Christopher Price profile image

Christopher Price 4 years ago from Vermont, USA

A theme can be such a thin and elusive creature, nearly gossamer until it is firmly grasped, fleshed out and given focus. It's not unusual to stumble upon them at the beach, but difficult to separate a good one from the flock. How wonderful this one took a liking to you and lingered long enough to inspire this thoroughly enjoyable poem.

I look forward to more.

CP


moonfroth profile image

moonfroth 4 years ago from Rural BC (Canada) & N of Puerto Vallarta (Mexico) Author

Christopher--I dipped into your Profile and read one of your poems, so I'm doubly pleased that a poet of your quality enjoyed "A Walk on the Beach". Thanks for your encouragement.
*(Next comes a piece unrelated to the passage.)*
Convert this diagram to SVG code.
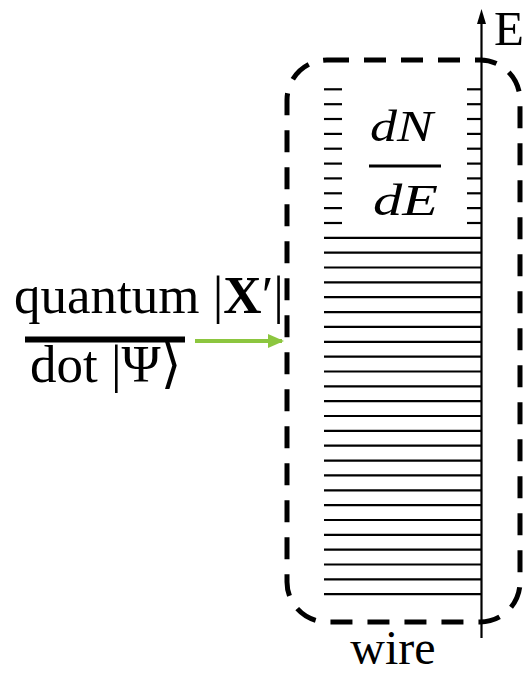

Christopher Price profile image

Christopher Price 4 years ago from Vermont, USA

Only one?

Please feel free to return and browse.

Write On.

CP


shiningirisheyes profile image

shiningirisheyes 4 years ago from Upstate, New York

I do believe I have met and walked with your friend often. You sir, have a wonderfully creative mind and I so enjoy reading.


moonfroth profile image

moonfroth 4 years ago from Rural BC (Canada) & N of Puerto Vallarta (Mexico) Author

Shining - thanks so much. I just a short time ago Hubbed another "Walking" poem, also about poetry. I'd be very interested in your opinion.